SET PROBLEM — Leaving out the pictures, retype the lines from the beginning of the listing through the line containing "86, 90], [], [82], []]".

GIVEN MATERIAL —
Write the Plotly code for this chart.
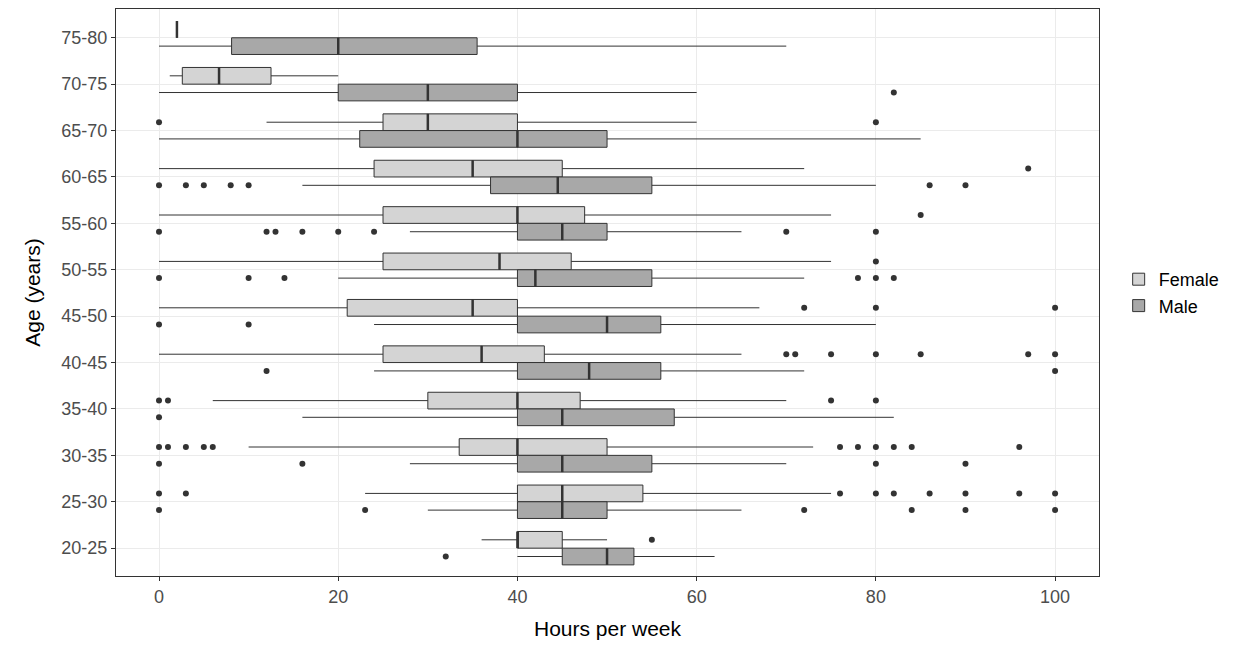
import plotly.graph_objects as go

ages = ['20-25', '25-30', '30-35', '35-40', '40-45', '45-50', '50-55', '55-60', '60-65', '65-70', '70-75', '75-80']

# female stats: lower whisker, q1, median, q3, upper whisker
f_lo = [36, 23, 10, 6, 0, 0, 0, 0, 0, 12, 1.2, 2]
f_q1 = [40, 40, 33.5, 30, 25, 21, 25, 25, 24, 25, 2.6, 2]
f_med = [40, 45, 40, 40, 36, 35, 38, 40, 35, 30, 6.7, 2]
f_q3 = [45, 54, 50, 47, 43, 40, 46, 47.5, 45, 40, 12.5, 2]
f_hi = [50, 75, 73, 70, 65, 67, 75, 75, 72, 60, 20, 2]
f_out = [[55], [0, 3, 76, 80, 82, 86, 90, 96, 100], [0, 1, 3, 5, 6, 76, 78, 80, 82, 84, 96],
         [0, 1, 75, 80], [70, 71, 75, 80, 85, 97, 100], [72, 80, 100], [80], [85], [97], [0, 80], [], []]

m_lo = [40, 30, 28, 16, 24, 24, 20, 28, 16, 0, 0, 0]
m_q1 = [45, 40, 40, 40, 40, 40, 40, 40, 37, 22.4, 20, 8.1]
m_med = [50, 45, 45, 45, 48, 50, 42, 45, 44.5, 40, 30, 20]
m_q3 = [53, 50, 55, 57.5, 56, 56, 55, 50, 55, 50, 40, 35.5]
m_hi = [62, 65, 70, 82, 72, 80, 72, 65, 80, 85, 60, 70]
m_out = [[32], [0, 23, 72, 84, 90, 100], [0, 16, 80, 90], [0], [12, 100], [0, 10],
         [0, 10, 14, 78, 80, 82], [0, 12, 13, 16, 20, 24, 70, 80], [0, 3, 5, 8, 10, 86, 90], [], [82], []]

OFF = 0.18
W = 0.36
fig = go.Figure()

groups = [('Female', '#d4d4d4', OFF, f_lo, f_q1, f_med, f_q3, f_hi, f_out),
          ('Male', '#a8a8a8', -OFF, m_lo, m_q1, m_med, m_q3, m_hi, m_out)]

for name, color, off, lo, q1, med, q3, hi, out in groups:
    ys = [i + off for i in range(len(ages))]
    fig.add_trace(go.Box(
        y=ys, q1=q1, median=med, q3=q3, lowerfence=lo, upperfence=hi,
        orientation='h', name=name, fillcolor=color, width=W,
        line=dict(color='#333333', width=1), whiskerwidth=0,
        boxpoints=False, hoverinfo='skip'))
    # thick median line
    mx, my = [], []
    for y, m in zip(ys, med):
        mx += [m, m, None]
        my += [y - W / 2, y + W / 2, None]
    fig.add_trace(go.Scatter(x=mx, y=my, mode='lines', line=dict(color='#333333', width=2.5),
                             showlegend=False, hoverinfo='skip'))
    ox, oy = [], []
    for y, pts in zip(ys, out):
        ox += pts
        oy += [y] * len(pts)
    fig.add_trace(go.Scatter(x=ox, y=oy, mode='markers', marker=dict(color='#333333', size=6),
                             showlegend=False, hoverinfo='skip'))

fig.update_layout(
    width=1246, height=645, plot_bgcolor='white', paper_bgcolor='white',
    margin=dict(l=108, r=155, t=1, b=77),
    font=dict(family='Liberation Sans, Arial', size=18, color='black'),
    legend=dict(x=1.02, y=0.5, yanchor='middle', font=dict(size=18), traceorder='normal'),
    xaxis=dict(title=dict(text='Hours per week', font=dict(size=21)), range=[-4.8, 104.9],
               tickvals=[0, 20, 40, 60, 80, 100], gridcolor='#ebebeb', zeroline=False,
               showline=True, linecolor='#333333', mirror=True, ticks='outside',
               ticklen=4, tickcolor='#333333', tickfont=dict(color='#4d4d4d')),
    yaxis=dict(title=dict(text='Age (years)', font=dict(size=21)), range=[-0.6, 11.62],
               tickvals=list(range(len(ages))), ticktext=ages, gridcolor='#ebebeb', zeroline=False,
               showline=True, linecolor='#333333', mirror=True, ticks='outside',
               ticklen=4, tickcolor='#333333', tickfont=dict(color='#4d4d4d')),
)

fig.write_html('out.html')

ANSWER —
Write the Plotly code for this chart.
import plotly.graph_objects as go

ages = ['20-25', '25-30', '30-35', '35-40', '40-45', '45-50', '50-55', '55-60', '60-65', '65-70', '70-75', '75-80']

# female stats: lower whisker, q1, median, q3, upper whisker
f_lo = [36, 23, 10, 6, 0, 0, 0, 0, 0, 12, 1.2, 2]
f_q1 = [40, 40, 33.5, 30, 25, 21, 25, 25, 24, 25, 2.6, 2]
f_med = [40, 45, 40, 40, 36, 35, 38, 40, 35, 30, 6.7, 2]
f_q3 = [45, 54, 50, 47, 43, 40, 46, 47.5, 45, 40, 12.5, 2]
f_hi = [50, 75, 73, 70, 65, 67, 75, 75, 72, 60, 20, 2]
f_out = [[55], [0, 3, 76, 80, 82, 86, 90, 96, 100], [0, 1, 3, 5, 6, 76, 78, 80, 82, 84, 96],
         [0, 1, 75, 80], [70, 71, 75, 80, 85, 97, 100], [72, 80, 100], [80], [85], [97], [0, 80], [], []]

m_lo = [40, 30, 28, 16, 24, 24, 20, 28, 16, 0, 0, 0]
m_q1 = [45, 40, 40, 40, 40, 40, 40, 40, 37, 22.4, 20, 8.1]
m_med = [50, 45, 45, 45, 48, 50, 42, 45, 44.5, 40, 30, 20]
m_q3 = [53, 50, 55, 57.5, 56, 56, 55, 50, 55, 50, 40, 35.5]
m_hi = [62, 65, 70, 82, 72, 80, 72, 65, 80, 85, 60, 70]
m_out = [[32], [0, 23, 72, 84, 90, 100], [0, 16, 80, 90], [0], [12, 100], [0, 10],
         [0, 10, 14, 78, 80, 82], [0, 12, 13, 16, 20, 24, 70, 80], [0, 3, 5, 8, 10, 86, 90], [], [82], []]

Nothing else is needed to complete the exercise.